Começo este texto com uma longa citação de Roberto Ampuero, escritor chileno que viveu sob três ditaduras: a de Pinochet, a de Honecker, da Alemanha comunista e a de Fidel Castro:
“ Qual retorcido mecanismo mental conduz seres humanos a denunciar o abuso, a tortura, a marginalização, o exílio, o escárnio, o exílio, o assassinato daqueles que pensam de modo diferente sob uma ditadura de direita, mas os faz justificar as mesmas medidas contra aqueles que se opõem a uma ditadura de esquerda… Será que isso se deve à ignorância, à hipocrisia, ao ao oportunismo ou a uma lealdade mal entendida em relação a bandeiras ideológicas, à postergação da realidade em relação à utopia e do indivíduo em relação à massa?
A citação cai como uma luva para tentar entender parte da intelectualidade brasileira que colocam seu talento a serviço da deturpação histórica e para a construção de um mito ao qual endeusam e ficam esperando sua volta, como os fanáticos de Canudos acreditavam no retorno de Dom Sebastião.
Ontem disse que Palocci passaria a ser tratado como o grande traidor.
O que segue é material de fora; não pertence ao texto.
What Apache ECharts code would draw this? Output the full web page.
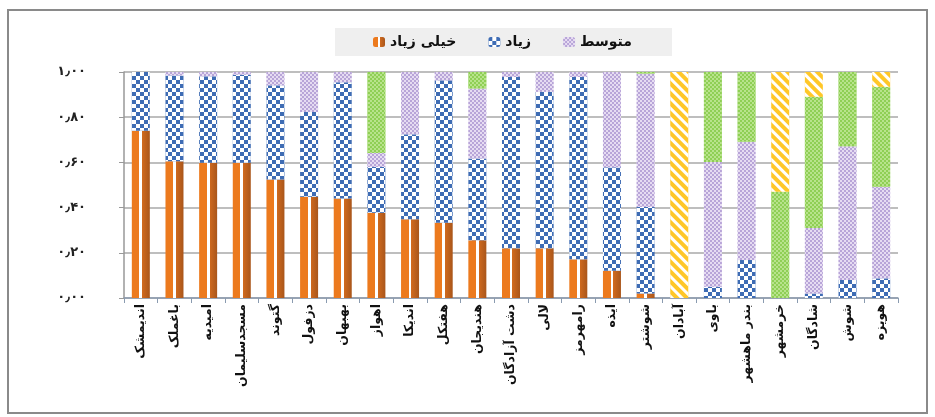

Não deu outra. Os escribas do lulopetismo saíram a campo. Um deles comparou Palocci aos “desbundados dos anos 70” que iam à televisão para renegar a causa que abraçavam e tecer loas à ditadura. Com empáfia conclui: dos desbundados sentiu nojo. Eis aí um belo exemplo de lealdade mal-entendida em relação a bandeiras ideológicas.
Em nome de que causa Palocci deveria manter o silêncio? De um projeto de poder que pretendia fazer da corrupção o caminho mais rápido para o socialismo? E quem ele deveria preservar, o maior traidor dos brasileiros que institucionalizou o assalto aos cofres públicos?
Traiu a quem, aos petistas que se lambuzaram na lama? Ou a quem se aliou com a fina flor do patrimonialismo para obter vantagens indevidas? O que há de ideológico na Omertá petista?
Ainda está para ser escrito o papel nefasto da intelectualidade que pôs a sua pena, ou melhor, o seu teclado, a serviço da construção de um mito, de uma fraude. Não inovam. Na história da esquerda sempre existiram intelectuais dispostos a fazer genuflexão para seus ídolos, adotando uma postura reverencial e escrevendo hagiografias.
Os hagiográficos de ontem reverenciaram Stalin como o Pai de Todos os Povos, como Farol-Guia da humanidade. Idolatraram Dolores Ibárruri, como se ela fosse Nossa Senhora de Fátima. Veneraram o “comandante” Fidel Castro, assim como a Hugo Chávez e ao “companheiro Maduro.”
Como disse Ampuero, protestam contra ditaduras de direita, mas aplaudem as ditaduras de esquerda, como a de Cuba e a da Venezuela. Denunciam a corrupção de governos de direita, mas defendem com unhas e dentes.
Vociferam contra a corrupção quando cometida por governos de direita, mas dão justificativas ideológicas quando ela é cometida pela esquerda.
Mais grave: usam seu intelecto para vender a fraude de que, no caso de Lula e do PT, tudo não passa de uma orquestração da burguesia contra os trabalhadores. Me poupem!
Algum dia os hagiográficos terão de se ver perante a história e prestar contas de sua empulhação.
Quando os crimes de Stalin vieram à tona, Jorge Amado teve a hombridade de reconhecer que deificou um monstro, assim como deificou Prestes.
Não esperem atitude semelhante dos escribas petistas. No frigir dos ovos, eles são mais danosos do que Palocci, pois continuam firmes na sua missão de iludir o povo.